TASK TO CARRY OUT:
Restate the whole of the material. Keep every word, and drop the pictures.

SUPPLIED INFORMATION:
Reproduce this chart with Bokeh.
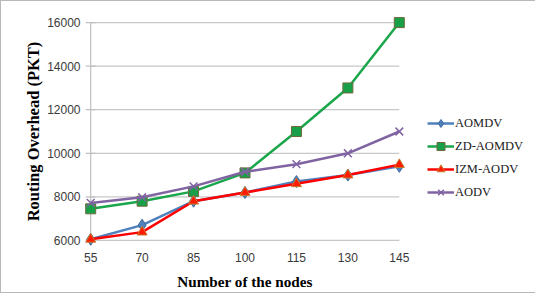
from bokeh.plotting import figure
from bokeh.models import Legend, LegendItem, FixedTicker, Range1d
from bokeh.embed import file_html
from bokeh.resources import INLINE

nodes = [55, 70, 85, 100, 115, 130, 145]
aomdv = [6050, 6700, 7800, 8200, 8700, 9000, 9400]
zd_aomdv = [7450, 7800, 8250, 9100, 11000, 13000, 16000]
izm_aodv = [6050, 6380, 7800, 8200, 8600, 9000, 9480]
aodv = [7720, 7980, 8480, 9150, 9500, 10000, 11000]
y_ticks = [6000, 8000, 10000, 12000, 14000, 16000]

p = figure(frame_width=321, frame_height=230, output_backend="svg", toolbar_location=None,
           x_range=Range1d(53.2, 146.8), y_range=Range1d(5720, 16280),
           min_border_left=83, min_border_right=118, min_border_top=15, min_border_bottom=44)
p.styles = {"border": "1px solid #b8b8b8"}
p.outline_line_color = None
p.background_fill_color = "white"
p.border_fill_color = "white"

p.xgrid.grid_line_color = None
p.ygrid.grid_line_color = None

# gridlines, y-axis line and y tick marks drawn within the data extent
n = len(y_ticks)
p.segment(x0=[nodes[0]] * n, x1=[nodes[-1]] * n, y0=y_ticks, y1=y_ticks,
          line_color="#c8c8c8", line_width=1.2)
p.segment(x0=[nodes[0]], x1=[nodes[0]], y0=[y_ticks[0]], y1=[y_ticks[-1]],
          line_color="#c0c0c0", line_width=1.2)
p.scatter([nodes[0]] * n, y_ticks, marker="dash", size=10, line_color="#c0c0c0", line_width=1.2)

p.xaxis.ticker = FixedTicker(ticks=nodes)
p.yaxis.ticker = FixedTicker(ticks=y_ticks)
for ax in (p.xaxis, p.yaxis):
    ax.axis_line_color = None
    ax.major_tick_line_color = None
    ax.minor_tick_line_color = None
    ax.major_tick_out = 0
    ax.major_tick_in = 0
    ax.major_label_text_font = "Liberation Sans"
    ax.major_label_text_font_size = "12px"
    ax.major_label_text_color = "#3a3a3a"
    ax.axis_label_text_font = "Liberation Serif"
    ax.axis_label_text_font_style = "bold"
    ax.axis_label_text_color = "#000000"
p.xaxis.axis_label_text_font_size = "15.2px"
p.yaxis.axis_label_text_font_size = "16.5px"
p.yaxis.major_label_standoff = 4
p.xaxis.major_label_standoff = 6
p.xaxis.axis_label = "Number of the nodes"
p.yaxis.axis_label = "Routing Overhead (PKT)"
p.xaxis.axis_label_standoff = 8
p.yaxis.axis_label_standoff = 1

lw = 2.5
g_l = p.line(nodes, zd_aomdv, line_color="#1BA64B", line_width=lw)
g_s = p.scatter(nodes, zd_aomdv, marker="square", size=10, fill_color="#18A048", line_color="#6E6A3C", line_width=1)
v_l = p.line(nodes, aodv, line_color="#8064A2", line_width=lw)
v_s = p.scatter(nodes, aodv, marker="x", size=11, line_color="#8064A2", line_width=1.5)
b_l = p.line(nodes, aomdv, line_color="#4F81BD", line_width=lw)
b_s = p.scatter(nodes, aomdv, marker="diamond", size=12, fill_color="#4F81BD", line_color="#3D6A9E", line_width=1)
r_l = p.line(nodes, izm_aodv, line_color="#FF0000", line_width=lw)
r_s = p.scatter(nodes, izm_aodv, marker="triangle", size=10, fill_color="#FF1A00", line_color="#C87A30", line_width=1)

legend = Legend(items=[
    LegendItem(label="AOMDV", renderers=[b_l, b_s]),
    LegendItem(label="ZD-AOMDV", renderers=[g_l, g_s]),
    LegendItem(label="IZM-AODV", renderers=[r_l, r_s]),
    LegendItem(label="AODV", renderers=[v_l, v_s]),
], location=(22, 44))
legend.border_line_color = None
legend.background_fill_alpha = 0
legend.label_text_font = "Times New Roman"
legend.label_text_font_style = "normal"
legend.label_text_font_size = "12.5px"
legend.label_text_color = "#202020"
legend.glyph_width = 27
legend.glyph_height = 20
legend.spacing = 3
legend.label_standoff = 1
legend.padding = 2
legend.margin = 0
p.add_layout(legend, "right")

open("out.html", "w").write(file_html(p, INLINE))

ANSWER TO THIS EXERCISE:
Reproduce this chart with Bokeh.
from bokeh.plotting import figure
from bokeh.models import Legend, LegendItem, FixedTicker, Range1d
from bokeh.embed import file_html
from bokeh.resources import INLINE

nodes = [55, 70, 85, 100, 115, 130, 145]
aomdv = [6050, 6700, 7800, 8200, 8700, 9000, 9400]
zd_aomdv = [7450, 7800, 8250, 9100, 11000, 13000, 16000]
izm_aodv = [6050, 6380, 7800, 8200, 8600, 9000, 9480]
aodv = [7720, 7980, 8480, 9150, 9500, 10000, 11000]
y_ticks = [6000, 8000, 10000, 12000, 14000, 16000]

p = figure(frame_width=321, frame_height=230, output_backend="svg", toolbar_location=None,
           x_range=Range1d(53.2, 146.8), y_range=Range1d(5720, 16280),
           min_border_left=83, min_border_right=118, min_border_top=15, min_border_bottom=44)
p.styles = {"border": "1px solid #b8b8b8"}
p.outline_line_color = None
p.background_fill_color = "white"
p.border_fill_color = "white"

p.xgrid.grid_line_color = None
p.ygrid.grid_line_color = None

# gridlines, y-axis line and y tick marks drawn within the data extent
n = len(y_ticks)
p.segment(x0=[nodes[0]] * n, x1=[nodes[-1]] * n, y0=y_ticks, y1=y_ticks,
          line_color="#c8c8c8", line_width=1.2)
p.segment(x0=[nodes[0]], x1=[nodes[0]], y0=[y_ticks[0]], y1=[y_ticks[-1]],
          line_color="#c0c0c0", line_width=1.2)
p.scatter([nodes[0]] * n, y_ticks, marker="dash", size=10, line_color="#c0c0c0", line_width=1.2)

p.xaxis.ticker = FixedTicker(ticks=nodes)
p.yaxis.ticker = FixedTicker(ticks=y_ticks)
for ax in (p.xaxis, p.yaxis):
    ax.axis_line_color = None
    ax.major_tick_line_color = None
    ax.minor_tick_line_color = None
    ax.major_tick_out = 0
    ax.major_tick_in = 0
    ax.major_label_text_font = "Liberation Sans"
    ax.major_label_text_font_size = "12px"
    ax.major_label_text_color = "#3a3a3a"
    ax.axis_label_text_font = "Liberation Serif"
    ax.axis_label_text_font_style = "bold"
    ax.axis_label_text_color = "#000000"
p.xaxis.axis_label_text_font_size = "15.2px"
p.yaxis.axis_label_text_font_size = "16.5px"
p.yaxis.major_label_standoff = 4
p.xaxis.major_label_standoff = 6
p.xaxis.axis_label = "Number of the nodes"
p.yaxis.axis_label = "Routing Overhead (PKT)"
p.xaxis.axis_label_standoff = 8
p.yaxis.axis_label_standoff = 1

lw = 2.5
g_l = p.line(nodes, zd_aomdv, line_color="#1BA64B", line_width=lw)
g_s = p.scatter(nodes, zd_aomdv, marker="square", size=10, fill_color="#18A048", line_color="#6E6A3C", line_width=1)
v_l = p.line(nodes, aodv, line_color="#8064A2", line_width=lw)
v_s = p.scatter(nodes, aodv, marker="x", size=11, line_color="#8064A2", line_width=1.5)
b_l = p.line(nodes, aomdv, line_color="#4F81BD", line_width=lw)
b_s = p.scatter(nodes, aomdv, marker="diamond", size=12, fill_color="#4F81BD", line_color="#3D6A9E", line_width=1)
r_l = p.line(nodes, izm_aodv, line_color="#FF0000", line_width=lw)
r_s = p.scatter(nodes, izm_aodv, marker="triangle", size=10, fill_color="#FF1A00", line_color="#C87A30", line_width=1)

legend = Legend(items=[
    LegendItem(label="AOMDV", renderers=[b_l, b_s]),
    LegendItem(label="ZD-AOMDV", renderers=[g_l, g_s]),
    LegendItem(label="IZM-AODV", renderers=[r_l, r_s]),
    LegendItem(label="AODV", renderers=[v_l, v_s]),
], location=(22, 44))
legend.border_line_color = None
legend.background_fill_alpha = 0
legend.label_text_font = "Times New Roman"
legend.label_text_font_style = "normal"
legend.label_text_font_size = "12.5px"
legend.label_text_color = "#202020"
legend.glyph_width = 27
legend.glyph_height = 20
legend.spacing = 3
legend.label_standoff = 1
legend.padding = 2
legend.margin = 0
p.add_layout(legend, "right")

open("out.html", "w").write(file_html(p, INLINE))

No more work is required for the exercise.